PEPPERELL -- The Prudence Wright Overlook project is a dedication to Pepperell's rich history, but it is also a conservation habitat.
That, says Covered Bridge Committee Chairman Diane Cronin, is why there is a lack of mowing. Licenses and conditions regarding the use of the land come from the Massachusetts Department of Fisheries and Wildlife, who own the parcel. Even though there are site restrictions, the CBC is moving forward with additional projects on the site, according to Cronin.
"Fisheries and Wildlife has instructed us to create a natural habitat there, and we have tried to seed the area to introduce native species," she said.
Instead towering weeds and other invasive species have taken over, largely blocking the view of the Overlook and it's elements from the road. Many of the complaints regarding accessibility, visibility and safety are being addressed, Cronin said, but they take time.

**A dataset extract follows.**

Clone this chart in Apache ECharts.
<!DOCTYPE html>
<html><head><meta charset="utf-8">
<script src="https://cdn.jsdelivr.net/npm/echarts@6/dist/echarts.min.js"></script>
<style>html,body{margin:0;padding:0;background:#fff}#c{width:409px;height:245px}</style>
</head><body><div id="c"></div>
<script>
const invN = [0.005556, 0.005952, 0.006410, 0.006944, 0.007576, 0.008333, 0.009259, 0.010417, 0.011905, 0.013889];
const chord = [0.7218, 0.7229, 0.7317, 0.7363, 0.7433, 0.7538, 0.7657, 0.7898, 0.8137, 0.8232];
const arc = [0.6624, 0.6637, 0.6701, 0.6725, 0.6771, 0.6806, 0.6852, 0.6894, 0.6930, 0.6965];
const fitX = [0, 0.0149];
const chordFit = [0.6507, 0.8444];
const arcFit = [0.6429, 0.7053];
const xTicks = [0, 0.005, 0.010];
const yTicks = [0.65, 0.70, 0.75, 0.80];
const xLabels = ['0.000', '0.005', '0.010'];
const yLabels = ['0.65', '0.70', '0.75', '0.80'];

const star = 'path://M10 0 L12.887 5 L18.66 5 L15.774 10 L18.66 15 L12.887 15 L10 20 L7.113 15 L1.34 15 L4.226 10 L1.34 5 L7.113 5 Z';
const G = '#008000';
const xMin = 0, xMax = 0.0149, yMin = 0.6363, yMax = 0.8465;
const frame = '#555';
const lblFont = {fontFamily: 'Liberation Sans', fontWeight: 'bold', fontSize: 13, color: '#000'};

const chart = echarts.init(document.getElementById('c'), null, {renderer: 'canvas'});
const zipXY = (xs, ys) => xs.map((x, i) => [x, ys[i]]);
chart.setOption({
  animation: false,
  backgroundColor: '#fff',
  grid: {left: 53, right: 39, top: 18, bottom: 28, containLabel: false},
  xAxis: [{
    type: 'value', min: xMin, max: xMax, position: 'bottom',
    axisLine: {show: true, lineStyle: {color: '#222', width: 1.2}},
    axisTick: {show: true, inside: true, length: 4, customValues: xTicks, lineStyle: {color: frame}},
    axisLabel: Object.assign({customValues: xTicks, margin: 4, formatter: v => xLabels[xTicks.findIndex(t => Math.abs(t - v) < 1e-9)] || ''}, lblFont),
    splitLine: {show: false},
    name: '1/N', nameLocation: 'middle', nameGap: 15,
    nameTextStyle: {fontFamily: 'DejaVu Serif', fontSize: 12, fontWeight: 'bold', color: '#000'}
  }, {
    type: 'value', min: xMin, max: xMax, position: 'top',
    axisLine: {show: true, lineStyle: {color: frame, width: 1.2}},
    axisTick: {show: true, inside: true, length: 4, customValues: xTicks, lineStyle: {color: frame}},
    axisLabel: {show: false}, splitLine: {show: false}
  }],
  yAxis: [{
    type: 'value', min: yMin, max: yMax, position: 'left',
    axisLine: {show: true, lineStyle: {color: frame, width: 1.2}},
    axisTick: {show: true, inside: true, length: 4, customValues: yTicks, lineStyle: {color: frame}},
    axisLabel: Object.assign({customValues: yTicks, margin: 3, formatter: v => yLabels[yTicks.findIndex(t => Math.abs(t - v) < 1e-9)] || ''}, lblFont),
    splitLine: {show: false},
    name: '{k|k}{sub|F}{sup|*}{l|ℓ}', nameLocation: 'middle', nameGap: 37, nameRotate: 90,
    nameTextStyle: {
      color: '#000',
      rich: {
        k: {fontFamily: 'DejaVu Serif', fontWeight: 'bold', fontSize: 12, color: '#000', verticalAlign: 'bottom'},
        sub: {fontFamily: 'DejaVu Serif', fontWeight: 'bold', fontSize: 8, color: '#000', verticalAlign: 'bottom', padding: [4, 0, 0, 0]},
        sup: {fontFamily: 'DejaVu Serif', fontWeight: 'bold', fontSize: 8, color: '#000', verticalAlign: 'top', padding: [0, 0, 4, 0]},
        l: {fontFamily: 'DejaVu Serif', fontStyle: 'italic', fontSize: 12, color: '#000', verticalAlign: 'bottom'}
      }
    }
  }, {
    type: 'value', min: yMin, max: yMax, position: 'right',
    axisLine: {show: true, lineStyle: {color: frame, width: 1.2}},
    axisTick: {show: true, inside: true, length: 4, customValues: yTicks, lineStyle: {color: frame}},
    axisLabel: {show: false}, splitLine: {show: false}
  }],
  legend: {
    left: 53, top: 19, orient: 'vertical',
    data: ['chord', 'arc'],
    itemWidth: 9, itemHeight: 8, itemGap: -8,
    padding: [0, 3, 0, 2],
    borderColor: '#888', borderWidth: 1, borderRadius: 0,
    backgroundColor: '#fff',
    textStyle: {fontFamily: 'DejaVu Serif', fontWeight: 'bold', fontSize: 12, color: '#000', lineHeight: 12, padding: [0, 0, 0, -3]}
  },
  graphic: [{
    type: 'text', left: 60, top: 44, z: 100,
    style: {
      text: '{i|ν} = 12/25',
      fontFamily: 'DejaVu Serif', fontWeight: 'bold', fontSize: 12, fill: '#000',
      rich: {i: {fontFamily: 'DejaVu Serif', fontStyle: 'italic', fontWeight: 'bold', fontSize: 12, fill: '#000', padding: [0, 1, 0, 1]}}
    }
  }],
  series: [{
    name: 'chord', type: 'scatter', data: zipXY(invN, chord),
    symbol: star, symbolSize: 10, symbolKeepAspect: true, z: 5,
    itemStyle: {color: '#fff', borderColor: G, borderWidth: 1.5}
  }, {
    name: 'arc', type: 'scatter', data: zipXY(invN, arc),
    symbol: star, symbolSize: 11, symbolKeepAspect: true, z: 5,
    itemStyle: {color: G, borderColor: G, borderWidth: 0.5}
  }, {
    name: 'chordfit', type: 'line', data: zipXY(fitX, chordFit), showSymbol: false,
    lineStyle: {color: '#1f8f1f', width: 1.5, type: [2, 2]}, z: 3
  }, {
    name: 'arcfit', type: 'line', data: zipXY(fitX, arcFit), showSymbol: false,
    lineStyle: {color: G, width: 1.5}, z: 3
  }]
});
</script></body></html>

"Last year we had some success planting native grasses, Black-Eyed Susan and Oxeye daisies," she said. "But this year the seeds came back weaker and the weeds, stronger."

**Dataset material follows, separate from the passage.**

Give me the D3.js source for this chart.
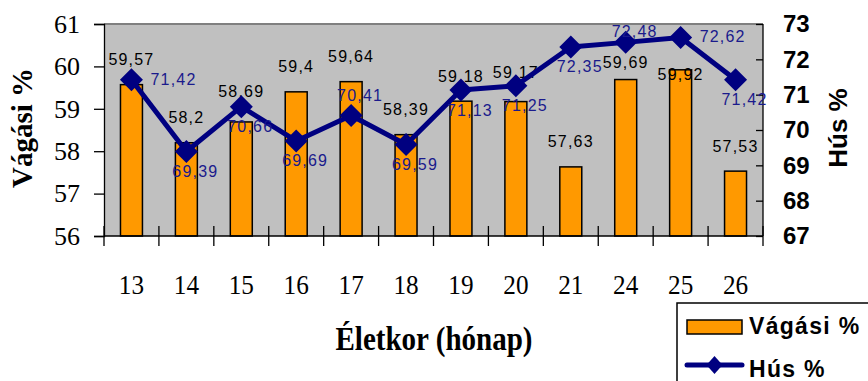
<!DOCTYPE html>
<html>
<head>
<meta charset="utf-8">
<script src="https://cdn.jsdelivr.net/npm/d3@7/dist/d3.min.js"></script>
<style>
  html, body { margin: 0; padding: 0; background: #fff; }
  svg { display: block; }
</style>
</head>
<body>
<svg id="chart" width="868" height="381"></svg>
<script>
// Age in months (categories)
const ages = ["13", "14", "15", "16", "17", "18", "19", "20", "21", "24", "25", "26"];
// Dressing percentage (bars, left axis)
const vagasi = [59.57, 58.2, 58.69, 59.4, 59.64, 58.39, 59.18, 59.17, 57.63, 59.69, 59.92, 57.53];
// Meat percentage (line, right axis)
const hus = [71.42, 69.39, 70.66, 69.69, 70.41, 69.59, 71.13, 71.25, 72.35, 72.48, 72.62, 71.42];
// Axis ticks
const leftTicks = [56, 57, 58, 59, 60, 61];
const rightTicks = [67, 68, 69, 70, 71, 72, 73];

const svg = d3.select("#chart");
const plot = { left: 104, right: 763, top: 24, bottom: 236 };

const x = d3.scaleBand().domain(ages).range([plot.left, plot.right]).padding(0);
const yL = d3.scaleLinear().domain([56, 61]).range([plot.bottom, plot.top]);
const yR = d3.scaleLinear().domain([67, 73]).range([plot.bottom, plot.top]);
const comma = v => String(v).replace(".", ",");
const cx = i => x(ages[i]) + x.bandwidth() / 2;

// plot area
svg.append("rect")
  .attr("x", plot.left).attr("y", plot.top)
  .attr("width", plot.right - plot.left).attr("height", plot.bottom - plot.top)
  .attr("fill", "#c0c0c0");
svg.append("line")
  .attr("x1", plot.left).attr("x2", plot.right)
  .attr("y1", plot.top).attr("y2", plot.top)
  .attr("stroke", "#808080").attr("stroke-width", 2);

// bars
const bw = x.bandwidth() * 0.4;
svg.append("g").selectAll("rect").data(vagasi).join("rect")
  .attr("x", (d, i) => cx(i) - bw / 2)
  .attr("y", d => yL(d))
  .attr("width", bw)
  .attr("height", d => yL(56) - yL(d))
  .attr("fill", "#ff9900")
  .attr("stroke", "#000").attr("stroke-width", 1.5);

// left axis
const gL = svg.append("g").attr("transform", `translate(${plot.left},0)`)
  .call(d3.axisLeft(yL).tickValues(leftTicks).tickSize(10).tickPadding(14).tickFormat(d3.format("d")));
gL.selectAll("path, line").attr("stroke", "#000").attr("stroke-width", 1.3);
gL.selectAll("text").attr("font-family", "'Liberation Serif', 'Times New Roman', serif")
  .attr("font-size", 26).attr("fill", "#000");

// right axis (ticks point inwards)
const gR = svg.append("g").attr("transform", `translate(${plot.right},0)`)
  .call(d3.axisRight(yR).tickValues(rightTicks).tickSize(-7).tickPadding(20).tickFormat(d3.format("d")));
gR.selectAll("path, line").attr("stroke", "#000").attr("stroke-width", 1.3);
gR.select("path").attr("d", `M0,${plot.top}V${plot.bottom}`);
gR.selectAll("text").attr("font-family", "'Liberation Sans', Arial, sans-serif")
  .attr("font-weight", "bold").attr("font-size", 24).attr("fill", "#000");

// bottom axis: ticks on category boundaries, labels centred in each band
svg.append("line")
  .attr("x1", plot.left).attr("x2", plot.right)
  .attr("y1", plot.bottom).attr("y2", plot.bottom)
  .attr("stroke", "#000").attr("stroke-width", 1.3);
const bounds = ages.map(a => x(a)).concat([plot.right]);
svg.append("g").selectAll("line").data(bounds).join("line")
  .attr("x1", d => d).attr("x2", d => d)
  .attr("y1", plot.bottom - 10).attr("y2", plot.bottom + 10)
  .attr("stroke", "#000").attr("stroke-width", 1.3);
const gB = svg.append("g").attr("transform", `translate(0,${plot.bottom})`)
  .call(d3.axisBottom(x).tickSize(0).tickPadding(38));
gB.select(".domain").remove();
gB.selectAll("text")
  .attr("font-family", "'Liberation Serif', 'Times New Roman', serif")
  .attr("font-size", 28).attr("fill", "#000")
  .attr("transform", "scale(0.9,1)");

// bar value labels
const barLabelDy = { "15": -5, "20": -4, "24": 8, "25": 30 };
svg.append("g").selectAll("text").data(vagasi).join("text")
  .attr("x", (d, i) => cx(i))
  .attr("y", (d, i) => yL(d) - 19.5 + (barLabelDy[ages[i]] || 0))
  .attr("text-anchor", "middle")
  .attr("font-family", "'Liberation Sans', Arial, sans-serif")
  .attr("font-size", 16).attr("letter-spacing", 1.2)
  .attr("fill", "#000")
  .text(d => comma(d));

// meat line with diamond markers
const line = d3.line().x((d, i) => cx(i)).y(d => yR(d));
svg.append("path").datum(hus)
  .attr("d", line)
  .attr("fill", "none").attr("stroke", "#000080").attr("stroke-width", 5)
  .attr("stroke-linejoin", "round");
const diamond = r => `M0,${-r}L${r},0L0,${r}L${-r},0Z`;
svg.append("g").selectAll("path").data(hus).join("path")
  .attr("transform", (d, i) => `translate(${cx(i)},${yR(d)})`)
  .attr("d", diamond(11.5))
  .attr("fill", "#000080");

// meat value labels
const husPos = ["right", "below", "below", "below", "above", "below", "below", "below", "below", "above", "right", "below"];
svg.append("g").selectAll("text").data(hus).join("text")
  .attr("x", (d, i) => husPos[i] === "right" ? cx(i) + 19 : cx(i) + 9)
  .attr("y", (d, i) => {
    const y = yR(d);
    if (husPos[i] === "right") return y + 5;
    if (husPos[i] === "above") return Math.max(y - 14.5, plot.top + 13);
    return y + 25.5;
  })
  .attr("text-anchor", (d, i) => husPos[i] === "right" ? "start" : "middle")
  .attr("font-family", "'Liberation Sans', Arial, sans-serif")
  .attr("font-size", 16).attr("letter-spacing", 1.2)
  .attr("fill", "#1a1a8c")
  .text(d => comma(d));

// axis titles
svg.append("text")
  .attr("transform", "translate(32,128) rotate(-90)")
  .attr("text-anchor", "middle")
  .attr("font-family", "'Liberation Serif', 'Times New Roman', serif")
  .attr("font-weight", "bold").attr("font-size", 29).attr("fill", "#000")
  .text("Vágási %");
svg.append("text")
  .attr("transform", "translate(847,128) rotate(-90)")
  .attr("text-anchor", "middle")
  .attr("font-family", "'Liberation Sans', Arial, sans-serif")
  .attr("font-weight", "bold").attr("font-size", 26).attr("fill", "#000")
  .text("Hús %");
svg.append("text")
  .attr("transform", "translate(434,350) scale(0.88,1)")
  .attr("text-anchor", "middle")
  .attr("font-family", "'Liberation Serif', 'Times New Roman', serif")
  .attr("font-weight", "bold").attr("font-size", 33).attr("fill", "#000")
  .text("Életkor (hónap)");

// legend
const lg = svg.append("g");
lg.append("rect")
  .attr("x", 677).attr("y", 303).attr("width", 220).attr("height", 100)
  .attr("fill", "#fff").attr("stroke", "#000").attr("stroke-width", 1.5);
lg.append("rect")
  .attr("x", 687).attr("y", 320).attr("width", 55).attr("height", 14)
  .attr("fill", "#ff9900").attr("stroke", "#000").attr("stroke-width", 1.5);
lg.append("text")
  .attr("x", 749).attr("y", 334)
  .attr("font-family", "'Liberation Sans', Arial, sans-serif")
  .attr("font-weight", "bold").attr("font-size", 23).attr("letter-spacing", 1.3)
  .attr("fill", "#000").text("Vágási %");
lg.append("line")
  .attr("x1", 687).attr("x2", 742).attr("y1", 365).attr("y2", 365)
  .attr("stroke", "#000080").attr("stroke-width", 5).attr("stroke-linecap", "round");
lg.append("path")
  .attr("transform", "translate(714.5,365)")
  .attr("d", "M0,-9L8,0L0,9L-8,0Z")
  .attr("fill", "#000080");
lg.append("text")
  .attr("x", 749).attr("y", 377)
  .attr("font-family", "'Liberation Sans', Arial, sans-serif")
  .attr("font-weight", "bold").attr("font-size", 23).attr("letter-spacing", 1.3)
  .attr("fill", "#000").text("Hús %");
</script>
</body>
</html>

eScapes Corp. of Pepperell have been donating groundkeeping services. Fisheries and Wildlife allows a foot trimming pattern on either side of the foot path and around the historical elements. Both eScapes and the Covered Bridge Committee work on weeding the site too, Cronin says, but, with the dry heat and vigorous vegetation, no amount of work will allow the place to look perfect.
But they are not stopping, Cronin says the Covered Bridge Committee is committed to making the site more visible, safe and inviting so people can enjoy the area's historical significance and also recognize the donors that made it possible.
In June of 2013 the license agreement between Fisheries and Wildlife and the town is up for renewal and Cronin says the committee will be looking at seed solutions and adding some other elements to the area. In addition, local plant expert Lorna Levi has been volunteering to help the site.
"She's very knowledgable on native plants, and Fisheries and Wildlife has agreed to let us work with her recommendations," Cronin said. "She is a sweet, older owman who loves plants, and she has even been helping to pull and cut weeds."
Cronin said Levi will be transplanting live native plants out of her garden to promote growth and introduce new species so they can take hold.
At the end of fall 2011 the committee erected a donors monument. Donors who helped to kickstart the project with $75 donations are listed on a golden plaque affixed to a granite stone. A new round of engraved bricks, which feature names and dedications inscribed by donors, were placed earlier this year as well.
Groton-based Colonial Stoneyard also donated natural-looking granite boulders to mark driveway boundaries.
A wooden footbridge is also being considered for the license renewal, Cronin said. After receiving a donated one, the committee is planning to construct it over the swale between the Overlook and the sidewalk along Groton Street, which runs under the Covered Bridge.
Another effort to drive traffic to site is an attempt to get signage approved for the rail trail in Railroad Square. A sign has already been donated, according to Cronin, and the project is being done in conjunction with the Historical Commission.